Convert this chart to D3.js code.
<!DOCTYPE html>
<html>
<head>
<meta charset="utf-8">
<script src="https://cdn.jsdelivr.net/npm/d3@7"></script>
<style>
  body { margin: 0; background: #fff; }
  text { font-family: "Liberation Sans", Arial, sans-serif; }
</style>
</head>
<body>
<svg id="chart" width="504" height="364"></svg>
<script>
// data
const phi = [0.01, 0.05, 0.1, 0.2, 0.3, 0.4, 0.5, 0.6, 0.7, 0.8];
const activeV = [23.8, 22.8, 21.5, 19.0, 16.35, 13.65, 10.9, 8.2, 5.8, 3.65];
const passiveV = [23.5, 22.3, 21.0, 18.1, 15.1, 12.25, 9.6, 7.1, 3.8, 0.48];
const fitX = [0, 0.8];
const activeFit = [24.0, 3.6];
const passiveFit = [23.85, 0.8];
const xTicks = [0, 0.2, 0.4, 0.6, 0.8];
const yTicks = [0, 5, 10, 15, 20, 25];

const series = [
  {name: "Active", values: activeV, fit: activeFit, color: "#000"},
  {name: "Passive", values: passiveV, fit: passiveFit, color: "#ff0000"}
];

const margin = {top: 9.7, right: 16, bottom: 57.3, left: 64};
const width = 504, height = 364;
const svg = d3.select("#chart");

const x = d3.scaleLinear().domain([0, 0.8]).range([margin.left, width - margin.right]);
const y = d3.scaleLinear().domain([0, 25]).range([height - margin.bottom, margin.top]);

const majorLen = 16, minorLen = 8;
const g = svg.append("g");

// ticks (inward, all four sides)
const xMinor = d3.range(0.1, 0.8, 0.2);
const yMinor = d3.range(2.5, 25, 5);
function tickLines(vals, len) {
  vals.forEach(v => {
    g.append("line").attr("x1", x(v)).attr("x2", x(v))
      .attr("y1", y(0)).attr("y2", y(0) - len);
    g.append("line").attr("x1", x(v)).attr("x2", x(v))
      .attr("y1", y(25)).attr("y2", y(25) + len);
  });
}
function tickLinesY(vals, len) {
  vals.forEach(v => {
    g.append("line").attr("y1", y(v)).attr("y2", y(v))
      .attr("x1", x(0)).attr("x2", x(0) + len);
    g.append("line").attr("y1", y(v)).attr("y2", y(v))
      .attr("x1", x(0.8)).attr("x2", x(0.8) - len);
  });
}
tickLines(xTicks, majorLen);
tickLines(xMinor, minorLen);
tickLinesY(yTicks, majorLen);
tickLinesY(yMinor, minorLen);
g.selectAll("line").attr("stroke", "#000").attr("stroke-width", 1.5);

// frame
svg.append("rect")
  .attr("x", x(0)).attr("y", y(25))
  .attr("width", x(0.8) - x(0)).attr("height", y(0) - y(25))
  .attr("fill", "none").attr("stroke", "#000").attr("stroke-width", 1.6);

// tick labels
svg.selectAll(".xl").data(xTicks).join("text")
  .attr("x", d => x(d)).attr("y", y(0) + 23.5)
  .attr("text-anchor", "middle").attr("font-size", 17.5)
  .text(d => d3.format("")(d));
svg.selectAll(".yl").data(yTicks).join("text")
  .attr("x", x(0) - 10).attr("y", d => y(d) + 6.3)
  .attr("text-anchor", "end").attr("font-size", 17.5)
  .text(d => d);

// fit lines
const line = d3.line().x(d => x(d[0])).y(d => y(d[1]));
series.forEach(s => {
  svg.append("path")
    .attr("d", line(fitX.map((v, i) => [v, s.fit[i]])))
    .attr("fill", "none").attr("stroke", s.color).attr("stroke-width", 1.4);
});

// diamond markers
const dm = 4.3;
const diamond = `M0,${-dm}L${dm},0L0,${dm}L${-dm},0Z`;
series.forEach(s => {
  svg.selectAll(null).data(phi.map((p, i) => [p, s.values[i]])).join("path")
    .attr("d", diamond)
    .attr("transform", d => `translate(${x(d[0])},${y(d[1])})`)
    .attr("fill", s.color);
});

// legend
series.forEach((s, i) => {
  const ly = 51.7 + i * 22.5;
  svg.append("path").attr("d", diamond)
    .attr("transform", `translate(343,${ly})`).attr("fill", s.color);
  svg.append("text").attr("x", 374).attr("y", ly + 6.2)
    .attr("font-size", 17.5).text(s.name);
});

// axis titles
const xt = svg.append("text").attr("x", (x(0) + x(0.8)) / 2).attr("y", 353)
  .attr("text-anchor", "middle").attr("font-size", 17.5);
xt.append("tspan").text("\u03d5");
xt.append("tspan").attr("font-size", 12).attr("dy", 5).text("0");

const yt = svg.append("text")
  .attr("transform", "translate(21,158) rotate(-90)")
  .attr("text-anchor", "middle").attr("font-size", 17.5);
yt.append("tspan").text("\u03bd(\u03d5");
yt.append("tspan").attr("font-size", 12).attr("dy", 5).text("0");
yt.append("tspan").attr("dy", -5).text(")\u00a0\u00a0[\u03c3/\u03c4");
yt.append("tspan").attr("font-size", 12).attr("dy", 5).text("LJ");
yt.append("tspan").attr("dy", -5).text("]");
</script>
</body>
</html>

----

Looking at the data above, show all lines where the word "chart" occurs.

Convert this chart to D3.js code.
<svg id="chart" width="504" height="364"></svg>
const svg = d3.select("#chart");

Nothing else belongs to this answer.